The procedure is as follows. Identify where is the tensioning spring, which runs parallel with the hydraulic damping cylinder. Here you find a nut (3 - yellow arrow) which is located on a bolt, which appears to be attaching the top loop of the spring to the bracket. This nut has to be taken off - but if you try, the whole thing just spins. What you can't see, and what isn't explained clearly is that there is a hex bolt head at the other end of the bolt (6 - red arrow) - but where is it? It isn't obvious. The bolt is actually a 3 inch long bolt that goes into a hole in the top corner of the engine block - the hole is about 3 inches deep, and the head of the bolt is back there - you have to reach your fingers in to feel it, and you can just get a spanner on it. One you do, then the front nut removes easily.
Then you have to insert a bar/lever into the recess in the top of the spring bracket - this is depicted in the diag with arrows showing the direction to push. This bar has to be provided by you. By moving this bar to the left or right you can move the spring bracket, release the spring tension, and then using a drift (anything handy) you can then push the bolt back through the bracket and into its hole - you can also help it out with your fingers round the back - but don't take it out completely - just enough so that it no longer fixes the top spring bracket in place. Once this is released, the spring will lose tension, and the tension pulley will fall down a couple of inches, finally allowing enough slack to get the belt around all the various pulleys. It is still a tough job, but it will go on.

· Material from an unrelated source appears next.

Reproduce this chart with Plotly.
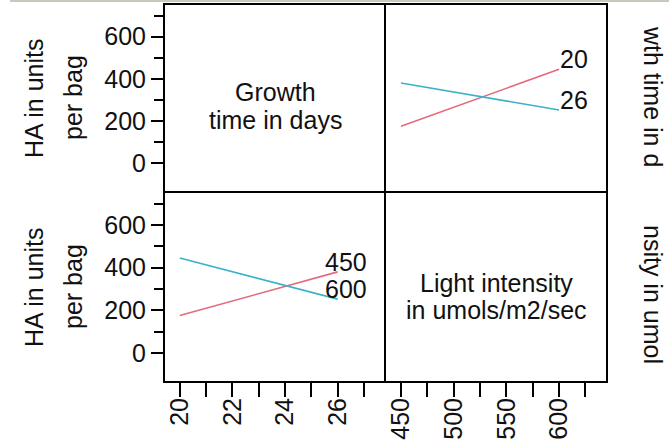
import plotly.graph_objects as go

# Data (cell means)
growth_days = [20, 26]
light_levels = [450, 600]
ha_growth20 = [175, 445]   # HA at light 450, 600 for growth 20
ha_growth26 = [380, 252]   # HA at light 450, 600 for growth 26
ha_light450 = [ha_growth20[0], ha_growth26[0]]  # HA at growth 20, 26 for light 450
ha_light600 = [ha_growth20[1], ha_growth26[1]]  # HA at growth 20, 26 for light 600

y_ticks = [0, 200, 400, 600]
y_minor = [100, 300, 500, 700]
growth_ticks = [20, 22, 24, 26]
growth_minor = [21, 23, 25, 27]
light_ticks = [450, 500, 550, 600]
light_minor = [475, 525, 575, 625]

RED = "#E46A79"
CYAN = "#3AB2CA"
FONT = "Liberation Sans, Arial, sans-serif"
FS = 25

W, H = 669, 446
def px(x):
    return x / W
def py(y):
    return 1 - y / H

XL = [px(164), px(385)]
XR = [px(385), px(607)]
YT = [py(192), py(4)]
YB = [py(382), py(192)]

YRANGE = [-137, 755]
GRANGE = [19.4, 27.8]
LRANGE = [434.8, 645.5]

fig = go.Figure()

# empty traces so the diagonal subplots get drawn
fig.add_trace(go.Scatter(x=[None], y=[None], mode="lines", xaxis="x", yaxis="y",
                         showlegend=False, hoverinfo="skip"))
fig.add_trace(go.Scatter(x=[None], y=[None], mode="lines", xaxis="x4", yaxis="y4",
                         showlegend=False, hoverinfo="skip"))

# top-right: x = light, lines by growth time
fig.add_trace(go.Scatter(x=light_levels, y=ha_growth20, mode="lines", line=dict(color=RED, width=1.6),
                         xaxis="x2", yaxis="y2", showlegend=False))
fig.add_trace(go.Scatter(x=light_levels, y=ha_growth26, mode="lines", line=dict(color=CYAN, width=1.6),
                         xaxis="x2", yaxis="y2", showlegend=False))
# bottom-left: x = growth, lines by light
fig.add_trace(go.Scatter(x=growth_days, y=ha_light450, mode="lines", line=dict(color=RED, width=1.6),
                         xaxis="x3", yaxis="y3", showlegend=False))
fig.add_trace(go.Scatter(x=growth_days, y=ha_light600, mode="lines", line=dict(color=CYAN, width=1.6),
                         xaxis="x3", yaxis="y3", showlegend=False))

tickfont = dict(family=FONT, size=FS, color="#111")
hidden = dict(showticklabels=False, ticks="", showgrid=False, zeroline=False, showline=False)
yax_vis = dict(range=YRANGE, tickvals=y_ticks, ticks="outside", ticklen=12, tickwidth=2, tickcolor="black",
               minor=dict(tickvals=y_minor, ticks="outside", ticklen=9, tickwidth=2, tickcolor="black"),
               showgrid=False, zeroline=False, showline=False, tickfont=tickfont)
xtick_common = dict(tickangle=-90, ticks="outside", ticklen=14, tickwidth=2, tickcolor="black",
                    ticklabelstandoff=-9, showgrid=False, zeroline=False, showline=False, tickfont=tickfont)

fig.update_layout(
    width=W, height=H, margin=dict(l=0, r=0, t=0, b=0),
    paper_bgcolor="white", plot_bgcolor="white",
    xaxis=dict(domain=XL, range=GRANGE, anchor="y", **hidden),
    yaxis=dict(domain=YT, anchor="x", **yax_vis),
    xaxis2=dict(domain=XR, range=LRANGE, anchor="y2", **hidden),
    yaxis2=dict(domain=YT, range=YRANGE, anchor="x2", **hidden),
    xaxis3=dict(domain=XL, range=GRANGE, anchor="y3", tickvals=growth_ticks,
                minor=dict(tickvals=growth_minor, ticks="outside", ticklen=14, tickwidth=2, tickcolor="black"),
                **xtick_common),
    yaxis3=dict(domain=YB, anchor="x3", **yax_vis),
    xaxis4=dict(domain=XR, range=LRANGE, anchor="y4", tickvals=light_ticks,
                minor=dict(tickvals=light_minor, ticks="outside", ticklen=14, tickwidth=2, tickcolor="black"),
                **xtick_common),
    yaxis4=dict(domain=YB, range=YRANGE, anchor="x4", **hidden),
)

shapes = []
lw = dict(color="black", width=2)
shapes.append(dict(type="rect", xref="paper", yref="paper", x0=XL[0], x1=XR[1], y0=YB[0], y1=YT[1], line=lw))
shapes.append(dict(type="line", xref="paper", yref="paper", x0=XL[0], x1=XR[1], y0=YT[0], y1=YT[0], line=lw))
shapes.append(dict(type="line", xref="paper", yref="paper", x0=XL[1], x1=XL[1], y0=YB[0], y1=YT[1], line=lw))
# window frame line at the very top
shapes.append(dict(type="line", xref="paper", yref="paper", x0=px(10), x1=1, y0=py(1), y1=py(1),
                   line=dict(color="#c9c9c0", width=2)))
fig.update_layout(shapes=shapes)

af = dict(family=FONT, size=FS, color="#111")
ann = []
def text(x, y, s, angle=0, **kw):
    ann.append(dict(x=x, y=y, xref="paper", yref="paper", text=s, showarrow=False, font=af,
                    textangle=angle, xanchor="center", yanchor="middle", **kw))

# diagonal labels
text(px(275), py(92), "Growth")
text(px(275), py(120), "time in days")
text(px(496), py(283), "Light intensity")
text(px(496), py(310), "in umols/m2/sec")
# y titles
for yc in (98, 287):
    text(px(34), py(yc), "HA in units", angle=-90)
    text(px(73), py(yc), "per bag", angle=-90)
# clipped right-side labels
text(px(653), py(96), "wth time in d", angle=90)
text(px(653), py(294), "nsity in umol", angle=90)

# line end labels
def endlabel(x, y, s, xr, yr):
    ann.append(dict(x=x, y=y, xref=xr, yref=yr, text=s, showarrow=False, font=af,
                    xanchor="right", yanchor="middle", xshift=31, yshift=10))
endlabel(light_levels[-1], ha_growth20[-1], str(growth_days[0]), "x2", "y2")
endlabel(light_levels[-1], ha_growth26[-1], str(growth_days[1]), "x2", "y2")
endlabel(growth_days[-1], ha_light450[-1], str(light_levels[0]), "x3", "y3")
endlabel(growth_days[-1], ha_light600[-1], str(light_levels[1]), "x3", "y3")

fig.update_layout(annotations=ann)
fig.write_html("out.html")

The blue arrow indicates the actual pivot point of the bracket - for info only, it has no function in the job.
It is also worth mentioning that there are 2 ways to approach the job - access is really tight, and that is half the problem - you need a good set of tools to get at that nut and bolt. But if you take the radiator off, the job is a whole lot easier. Taking the rad off is a 20 minute job. If you are doing this job yourself, and are not pushed for time, and maybe doing other work, consider removing the rad.
Once it is on, you have to re-tension the spring and then lock it back in place, under tension. To do this, you have to push your bar, which is still in its hole, well over to the left, which will pivot the top spring bracket anticlockwise, until the point where the holes in the bracket and the engine block align, and you can push the bolt forward, through the holes, and the spring is then tensioned and locked in place. Replace the nut, and that's it, job done. When you know what you are doing, and you have just the right sized bar, it's a 5 minute job. If you don't, then it's a frustrating episode with much swearing and skinned muscles.
The confusion arises from the fact that removing the nut is counter intuitive because you think that is what is holding the spring in place. It is and it isn't - the spring is held in place by a collar in the bracket, and the bolt slides through the middle to lock it in place. the actual pivot point of the racket is further down.
I just had to pay a French garage 2 hours labour because they had no clue, despite me presenting them with photos from my collection, and the Russek manual. In the end what saved us was a telephone call to my own mechanic friend in N Wales.
None of this will make the slightest sense to anybody! It doesn't apply to Fiat family owners, and it is of no interest to Merc owners, until it happens to you - at which point, this detailed description should be useful to you or your garage.
I am also now reasonably convinced that in motorhome use, Merc fanbelts have roughly a 5 to 8 year lifespan - probably nearer 5, especially if you have modified electrics, like I do - ie big batteries. In motorhome use, the alternator works harder and hotter and so does the belt. The belt can get damaged slightly if the engine is turned off when the alternator is hot, and the belt can get slightly "cooked" at that point. The alternator pulley is the smallest on the belt, and therefore is working hardest. My intention now is to make sure I have a new belt either every time other work is carried out at the front, or every 4 or 5 years.